Start of Task input

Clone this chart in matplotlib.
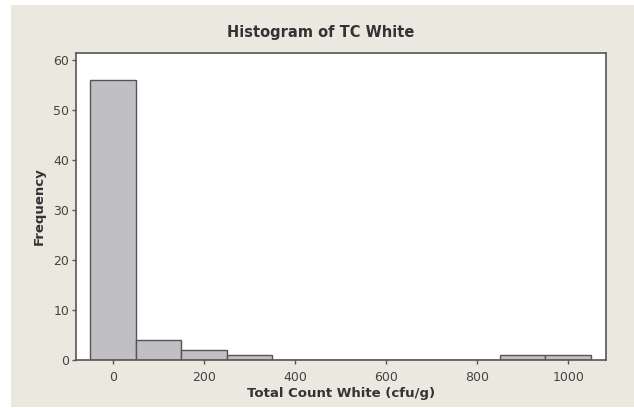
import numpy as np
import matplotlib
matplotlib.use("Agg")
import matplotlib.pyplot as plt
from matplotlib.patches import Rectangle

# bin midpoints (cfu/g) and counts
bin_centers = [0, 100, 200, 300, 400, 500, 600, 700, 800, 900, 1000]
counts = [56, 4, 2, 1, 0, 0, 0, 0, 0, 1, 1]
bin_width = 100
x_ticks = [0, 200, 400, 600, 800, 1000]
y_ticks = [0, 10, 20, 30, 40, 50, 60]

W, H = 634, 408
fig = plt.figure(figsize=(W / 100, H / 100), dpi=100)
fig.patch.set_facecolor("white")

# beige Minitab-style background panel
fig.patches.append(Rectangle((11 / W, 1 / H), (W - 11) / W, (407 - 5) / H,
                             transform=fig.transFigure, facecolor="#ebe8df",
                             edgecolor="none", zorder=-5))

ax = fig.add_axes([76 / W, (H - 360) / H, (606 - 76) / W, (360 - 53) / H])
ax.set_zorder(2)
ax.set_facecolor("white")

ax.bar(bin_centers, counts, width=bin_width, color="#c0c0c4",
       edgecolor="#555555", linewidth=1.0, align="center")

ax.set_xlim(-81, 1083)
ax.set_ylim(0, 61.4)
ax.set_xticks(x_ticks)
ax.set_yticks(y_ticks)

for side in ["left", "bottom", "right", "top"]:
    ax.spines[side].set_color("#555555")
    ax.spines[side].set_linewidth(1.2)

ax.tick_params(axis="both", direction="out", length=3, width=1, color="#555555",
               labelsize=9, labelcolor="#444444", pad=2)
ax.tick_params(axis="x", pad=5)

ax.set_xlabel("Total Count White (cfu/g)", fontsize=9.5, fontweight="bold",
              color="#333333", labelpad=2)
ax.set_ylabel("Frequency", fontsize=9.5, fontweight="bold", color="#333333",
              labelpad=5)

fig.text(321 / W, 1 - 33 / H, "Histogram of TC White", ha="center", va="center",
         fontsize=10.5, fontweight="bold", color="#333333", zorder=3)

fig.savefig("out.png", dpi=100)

End of Task input
Start of Task input

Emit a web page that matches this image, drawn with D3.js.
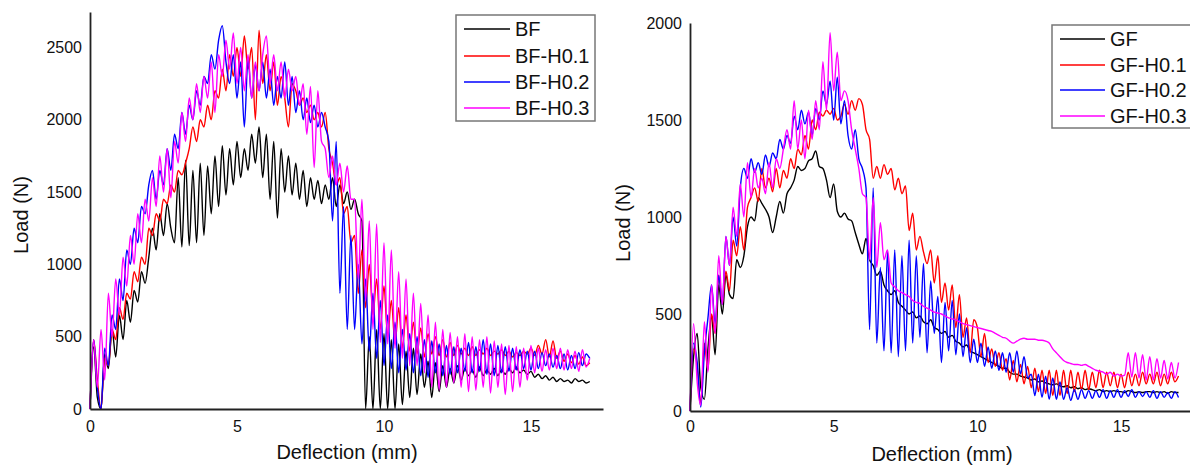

End of Task input
Start of Task input

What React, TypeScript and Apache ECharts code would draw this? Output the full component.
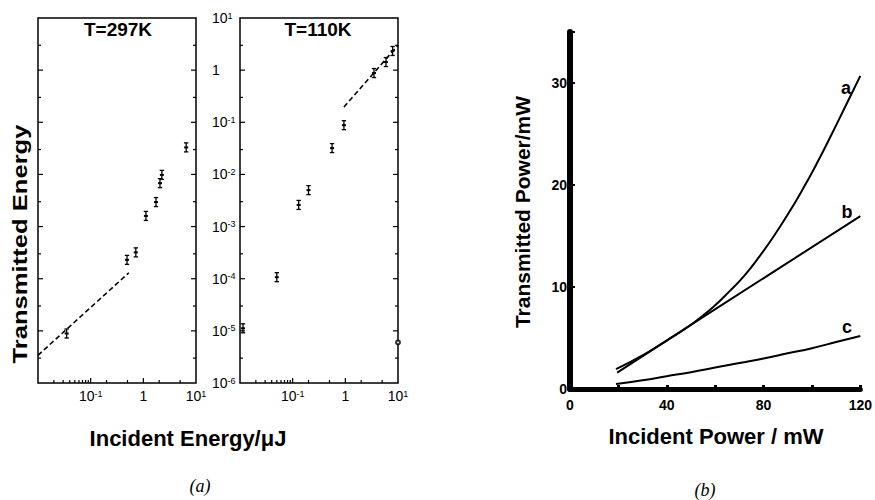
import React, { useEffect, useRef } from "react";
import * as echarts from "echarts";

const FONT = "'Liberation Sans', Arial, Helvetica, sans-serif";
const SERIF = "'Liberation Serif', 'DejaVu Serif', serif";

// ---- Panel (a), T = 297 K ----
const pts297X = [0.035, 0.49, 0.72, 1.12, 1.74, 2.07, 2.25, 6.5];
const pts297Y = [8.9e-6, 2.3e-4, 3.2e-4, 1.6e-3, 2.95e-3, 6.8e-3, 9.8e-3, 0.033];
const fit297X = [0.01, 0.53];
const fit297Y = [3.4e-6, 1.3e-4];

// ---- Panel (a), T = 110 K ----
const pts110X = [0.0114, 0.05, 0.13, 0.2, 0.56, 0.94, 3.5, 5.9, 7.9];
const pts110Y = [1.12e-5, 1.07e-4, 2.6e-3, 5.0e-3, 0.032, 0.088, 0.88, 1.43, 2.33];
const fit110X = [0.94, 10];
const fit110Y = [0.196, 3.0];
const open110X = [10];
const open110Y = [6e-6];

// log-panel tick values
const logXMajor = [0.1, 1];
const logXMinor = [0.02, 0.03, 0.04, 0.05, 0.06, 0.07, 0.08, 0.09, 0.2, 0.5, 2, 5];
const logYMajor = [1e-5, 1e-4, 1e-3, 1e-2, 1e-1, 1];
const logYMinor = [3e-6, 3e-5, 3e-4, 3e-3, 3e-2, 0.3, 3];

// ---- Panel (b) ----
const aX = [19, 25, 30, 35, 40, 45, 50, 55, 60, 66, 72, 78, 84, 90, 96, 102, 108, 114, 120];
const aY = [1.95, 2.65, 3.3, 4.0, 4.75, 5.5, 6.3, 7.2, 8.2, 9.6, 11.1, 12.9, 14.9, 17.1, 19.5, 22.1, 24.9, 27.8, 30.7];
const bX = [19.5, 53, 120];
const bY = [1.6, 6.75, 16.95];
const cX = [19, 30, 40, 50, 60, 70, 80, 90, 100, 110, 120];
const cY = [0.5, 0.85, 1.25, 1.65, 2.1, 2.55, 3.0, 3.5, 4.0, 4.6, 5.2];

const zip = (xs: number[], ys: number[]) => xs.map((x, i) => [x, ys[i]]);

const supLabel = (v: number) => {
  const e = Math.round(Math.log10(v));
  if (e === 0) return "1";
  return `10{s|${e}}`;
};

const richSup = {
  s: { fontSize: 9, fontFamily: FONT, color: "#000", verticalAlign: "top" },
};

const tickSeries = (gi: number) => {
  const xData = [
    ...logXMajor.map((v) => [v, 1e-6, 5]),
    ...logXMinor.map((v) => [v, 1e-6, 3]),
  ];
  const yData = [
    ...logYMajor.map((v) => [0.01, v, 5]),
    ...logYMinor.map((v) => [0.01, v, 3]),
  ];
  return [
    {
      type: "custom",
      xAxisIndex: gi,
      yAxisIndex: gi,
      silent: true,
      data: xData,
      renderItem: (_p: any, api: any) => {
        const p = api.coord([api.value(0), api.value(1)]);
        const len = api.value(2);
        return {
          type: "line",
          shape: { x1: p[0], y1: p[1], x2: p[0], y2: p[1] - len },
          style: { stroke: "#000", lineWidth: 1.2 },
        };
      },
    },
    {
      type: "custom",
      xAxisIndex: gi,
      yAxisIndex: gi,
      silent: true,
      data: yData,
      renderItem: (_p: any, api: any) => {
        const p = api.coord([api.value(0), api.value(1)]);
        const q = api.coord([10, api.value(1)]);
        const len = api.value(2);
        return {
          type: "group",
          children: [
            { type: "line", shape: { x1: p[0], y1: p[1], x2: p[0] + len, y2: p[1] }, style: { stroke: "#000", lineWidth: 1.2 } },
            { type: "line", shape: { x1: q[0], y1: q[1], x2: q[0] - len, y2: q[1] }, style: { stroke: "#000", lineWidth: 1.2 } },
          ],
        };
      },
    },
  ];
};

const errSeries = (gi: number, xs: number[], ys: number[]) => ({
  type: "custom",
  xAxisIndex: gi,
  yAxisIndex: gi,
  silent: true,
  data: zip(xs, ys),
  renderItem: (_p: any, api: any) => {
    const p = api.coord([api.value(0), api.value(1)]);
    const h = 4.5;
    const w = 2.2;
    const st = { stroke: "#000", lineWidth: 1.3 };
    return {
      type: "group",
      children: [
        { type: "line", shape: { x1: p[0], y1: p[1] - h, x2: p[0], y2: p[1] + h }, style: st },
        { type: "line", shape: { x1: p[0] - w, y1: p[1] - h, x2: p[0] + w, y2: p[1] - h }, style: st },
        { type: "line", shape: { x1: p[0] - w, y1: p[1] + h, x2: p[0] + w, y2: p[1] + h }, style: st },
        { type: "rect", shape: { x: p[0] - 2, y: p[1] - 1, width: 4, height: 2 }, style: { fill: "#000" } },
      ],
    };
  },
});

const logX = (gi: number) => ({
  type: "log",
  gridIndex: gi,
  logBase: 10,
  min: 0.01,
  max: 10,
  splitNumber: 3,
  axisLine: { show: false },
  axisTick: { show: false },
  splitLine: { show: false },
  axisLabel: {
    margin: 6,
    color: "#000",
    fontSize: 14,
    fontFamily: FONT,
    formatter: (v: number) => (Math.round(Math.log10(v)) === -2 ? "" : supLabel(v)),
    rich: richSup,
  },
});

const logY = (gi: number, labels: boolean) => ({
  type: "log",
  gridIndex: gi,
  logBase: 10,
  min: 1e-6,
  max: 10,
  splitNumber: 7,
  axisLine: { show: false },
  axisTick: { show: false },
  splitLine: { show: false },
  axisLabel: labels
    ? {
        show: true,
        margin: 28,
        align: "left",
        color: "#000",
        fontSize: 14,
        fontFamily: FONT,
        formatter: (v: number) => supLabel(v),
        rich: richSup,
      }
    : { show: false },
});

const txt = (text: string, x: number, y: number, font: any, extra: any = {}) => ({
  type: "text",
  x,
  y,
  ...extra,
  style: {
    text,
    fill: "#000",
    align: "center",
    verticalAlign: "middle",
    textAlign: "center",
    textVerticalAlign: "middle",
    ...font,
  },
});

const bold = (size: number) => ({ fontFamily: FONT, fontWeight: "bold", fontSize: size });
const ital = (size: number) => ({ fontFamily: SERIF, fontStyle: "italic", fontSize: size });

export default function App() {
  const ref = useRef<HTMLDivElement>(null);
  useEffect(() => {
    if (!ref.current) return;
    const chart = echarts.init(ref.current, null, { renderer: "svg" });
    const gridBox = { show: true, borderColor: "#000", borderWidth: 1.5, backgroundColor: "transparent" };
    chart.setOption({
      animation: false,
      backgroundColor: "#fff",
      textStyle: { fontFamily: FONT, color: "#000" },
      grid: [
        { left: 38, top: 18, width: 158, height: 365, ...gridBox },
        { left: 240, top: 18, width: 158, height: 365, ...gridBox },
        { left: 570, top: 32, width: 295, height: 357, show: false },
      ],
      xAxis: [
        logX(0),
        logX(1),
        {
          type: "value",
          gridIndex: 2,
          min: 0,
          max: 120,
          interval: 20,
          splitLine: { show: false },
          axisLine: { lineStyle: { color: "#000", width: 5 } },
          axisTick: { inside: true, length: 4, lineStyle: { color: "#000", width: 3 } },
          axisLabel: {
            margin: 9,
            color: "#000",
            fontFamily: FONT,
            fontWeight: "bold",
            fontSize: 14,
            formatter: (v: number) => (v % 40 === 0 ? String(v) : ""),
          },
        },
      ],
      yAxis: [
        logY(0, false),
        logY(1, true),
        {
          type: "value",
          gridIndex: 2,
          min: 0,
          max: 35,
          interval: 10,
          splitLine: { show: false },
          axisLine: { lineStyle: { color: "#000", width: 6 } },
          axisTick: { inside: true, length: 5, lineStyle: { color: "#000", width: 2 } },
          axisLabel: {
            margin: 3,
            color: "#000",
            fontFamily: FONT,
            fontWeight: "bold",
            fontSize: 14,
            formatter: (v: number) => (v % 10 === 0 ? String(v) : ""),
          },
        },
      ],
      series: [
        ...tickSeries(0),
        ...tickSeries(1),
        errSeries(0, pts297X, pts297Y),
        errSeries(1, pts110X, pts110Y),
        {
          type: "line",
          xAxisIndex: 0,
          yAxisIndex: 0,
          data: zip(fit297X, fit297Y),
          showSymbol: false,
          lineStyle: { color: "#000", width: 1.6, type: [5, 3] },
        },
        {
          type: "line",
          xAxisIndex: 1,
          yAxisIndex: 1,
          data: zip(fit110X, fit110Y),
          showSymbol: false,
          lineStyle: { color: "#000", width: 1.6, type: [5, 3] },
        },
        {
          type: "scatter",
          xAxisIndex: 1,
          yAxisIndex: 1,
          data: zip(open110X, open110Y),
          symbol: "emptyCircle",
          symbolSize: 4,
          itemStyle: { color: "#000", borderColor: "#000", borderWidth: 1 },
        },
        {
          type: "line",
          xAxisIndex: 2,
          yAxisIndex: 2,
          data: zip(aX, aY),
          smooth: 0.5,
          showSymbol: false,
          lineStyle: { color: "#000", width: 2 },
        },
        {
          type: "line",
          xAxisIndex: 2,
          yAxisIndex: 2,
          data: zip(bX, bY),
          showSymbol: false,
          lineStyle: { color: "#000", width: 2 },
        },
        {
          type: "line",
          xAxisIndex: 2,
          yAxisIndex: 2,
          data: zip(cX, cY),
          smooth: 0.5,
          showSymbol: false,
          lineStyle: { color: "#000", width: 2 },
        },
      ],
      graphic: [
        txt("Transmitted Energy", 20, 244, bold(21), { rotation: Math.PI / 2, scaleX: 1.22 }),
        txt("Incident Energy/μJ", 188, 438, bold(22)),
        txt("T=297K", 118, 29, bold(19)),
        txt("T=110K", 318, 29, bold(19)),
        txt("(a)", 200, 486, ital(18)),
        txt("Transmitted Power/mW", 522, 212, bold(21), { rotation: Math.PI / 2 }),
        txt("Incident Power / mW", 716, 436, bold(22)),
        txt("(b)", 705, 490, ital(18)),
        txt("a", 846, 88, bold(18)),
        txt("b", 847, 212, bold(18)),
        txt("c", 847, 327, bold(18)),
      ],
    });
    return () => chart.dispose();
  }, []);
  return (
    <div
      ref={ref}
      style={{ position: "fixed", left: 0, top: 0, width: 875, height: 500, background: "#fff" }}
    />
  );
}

End of Task input

* Written instruction *
Skip all pictures and retype only the stretch from the line that holds "Clone this chart in matplotlib." through the line that holds "ax.spines[side].set_linewidth(1.2)", exactly as written.

* Response below *
Clone this chart in matplotlib.
import numpy as np
import matplotlib
matplotlib.use("Agg")
import matplotlib.pyplot as plt
from matplotlib.patches import Rectangle

# bin midpoints (cfu/g) and counts
bin_centers = [0, 100, 200, 300, 400, 500, 600, 700, 800, 900, 1000]
counts = [56, 4, 2, 1, 0, 0, 0, 0, 0, 1, 1]
bin_width = 100
x_ticks = [0, 200, 400, 600, 800, 1000]
y_ticks = [0, 10, 20, 30, 40, 50, 60]

W, H = 634, 408
fig = plt.figure(figsize=(W / 100, H / 100), dpi=100)
fig.patch.set_facecolor("white")

# beige Minitab-style background panel
fig.patches.append(Rectangle((11 / W, 1 / H), (W - 11) / W, (407 - 5) / H,
                             transform=fig.transFigure, facecolor="#ebe8df",
                             edgecolor="none", zorder=-5))

ax = fig.add_axes([76 / W, (H - 360) / H, (606 - 76) / W, (360 - 53) / H])
ax.set_zorder(2)
ax.set_facecolor("white")

ax.bar(bin_centers, counts, width=bin_width, color="#c0c0c4",
       edgecolor="#555555", linewidth=1.0, align="center")

ax.set_xlim(-81, 1083)
ax.set_ylim(0, 61.4)
ax.set_xticks(x_ticks)
ax.set_yticks(y_ticks)

for side in ["left", "bottom", "right", "top"]:
    ax.spines[side].set_color("#555555")
    ax.spines[side].set_linewidth(1.2)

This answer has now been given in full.